The results of the scientists’ research into miniature quasiuniverses should not remain purely theoretical. Experiments on the monopole hypothesis are now on the agenda. Preparations for these are underway at several locations. “Whatever the results of the experiments, I am confident that they will teach us something important,” says the physicist. He does not yet envisage direct technical applications of the magnetic monopoles. However, the good news, says Moessner, is that it will hopefully be possible to create magnetic monopoles should they be needed for a specific application. “This demonstrates the level of control that we are now able to exercise in materials physics and the physics of complex systems.”
GLOSSARY
Spin Ice
Spin ice forms in a crystal lattice of tetrahedra that are joined at their corners. It is composed of the elements holmium or dysprosium, titanium and oxygen. Spin ice owes its name to a similarity with water ice. The latter consists of oxygen and hydrogen atoms. Each oxygen atom has four neighboring hydrogen atoms.
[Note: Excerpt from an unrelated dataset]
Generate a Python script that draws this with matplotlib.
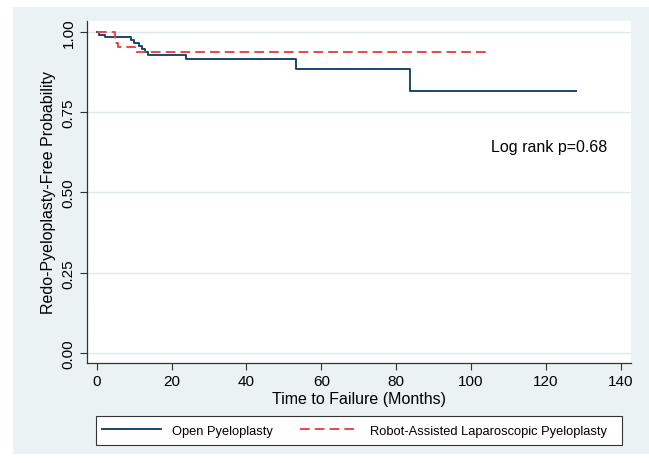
import matplotlib.pyplot as plt
from matplotlib.patches import Rectangle
from matplotlib.lines import Line2D

plt.rcParams['font.family'] = ['Liberation Sans', 'DejaVu Sans']

# Kaplan-Meier step points (time in months, survival)
open_time = [0, 0.5, 2.3, 9.2, 10.1, 11.2, 12.1, 13.0, 13.7, 23.9, 53.2, 83.7, 128]
open_surv = [1.0, 0.991, 0.984, 0.974, 0.966, 0.955, 0.946, 0.938, 0.928, 0.915, 0.883, 0.817, 0.817]

robot_time = [0, 4.8, 5.6, 10.2, 104]
robot_surv = [1.0, 0.966, 0.952, 0.936, 0.936]

x_ticks = [0, 20, 40, 60, 80, 100, 120, 140]
y_ticks = [0.0, 0.25, 0.5, 0.75, 1.0]
y_labels = ["0.00", "0.25", "0.50", "0.75", "1.00"]

navy = "#1a476f"
red = "#e8474b"
bg = "#eaf2f3"
grid = "#dfe9ec"

fig = plt.figure(figsize=(6.49, 4.64), dpi=100)
fig.patches.append(Rectangle((13 / 649, 1 - 455 / 464), 636 / 649, 447 / 464,
                             transform=fig.transFigure, facecolor=bg, edgecolor="none", zorder=-10))

ax = fig.add_axes([86.7 / 649, 1 - 364 / 464, (631 - 86.7) / 649, (364 - 22) / 464])
ax.set_facecolor("white")

ax.step(open_time, open_surv, where="post", color=navy, lw=1.4, label="Open Pyeloplasty")
ax.step(robot_time, robot_surv, where="post", color=red, lw=1.4, ls=(0, (5, 2.6)),
        label="Robot-Assisted Laparoscopic Pyeloplasty")

ax.set_xlim(-2.67, 142.75)
ax.set_ylim(-0.031, 1.034)
ax.set_xticks(x_ticks)
ax.set_yticks(y_ticks)
ax.set_yticklabels(y_labels, rotation=90, va="center")
ax.tick_params(axis="both", labelsize=11, length=5, width=0.8, color="#333333", pad=3)

ax.yaxis.grid(True, color=grid, lw=1)
ax.set_axisbelow(True)
for s in ["top", "right"]:
    ax.spines[s].set_visible(False)
for s in ["left", "bottom"]:
    ax.spines[s].set_color("#333333")
    ax.spines[s].set_linewidth(0.9)

ax.set_xlabel("Time to Failure (Months)", fontsize=11.5, labelpad=2)
ax.set_ylabel("Redo-Pyeloplasty-Free Probability", fontsize=11.5, labelpad=4)

ax.text(120.8, 0.642, "Log rank p=0.68", fontsize=11.5, ha="center", va="center")

# legend box below the plot
fig.patches.append(Rectangle((96 / 649, 1 - 446 / 464), 526 / 649, 29 / 464,
                             transform=fig.transFigure, facecolor="white",
                             edgecolor="#333333", lw=0.8, zorder=1))
handles = [Line2D([], [], color=navy, lw=1.4),
           Line2D([], [], color=red, lw=1.4, ls=(0, (5, 2.6)))]
fig.legend(handles, ["Open Pyeloplasty", "Robot-Assisted Laparoscopic Pyeloplasty"],
           loc="center left", bbox_to_anchor=(102 / 649, 1 - 431.5 / 464), ncol=2,
           frameon=False, fontsize=9.3, handlelength=4.6, handletextpad=0.8,
           columnspacing=2.1, borderpad=0, borderaxespad=0)

fig.savefig("out.png", dpi=100)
Two of these – the two with which the oxygen atom forms a water molecule – are closer to the oxygen than the other two. Experts call this the ice rule. Spin ice has a similar local arrangement of the magnetic moments of the spins located at each corner of the tetrahedron. Magnetic moments resemble minute bar magnets, each with a north and a south pole. Like the needle of a compass, the magnetic moments are pivoted at each of the four corners of the tetrahedra that make up spin ice. In the lowest-energy and thus preferred state of spin ice, two north poles in each tetrahedron point to its center, and two away from it – a magnetic version of the ice rule.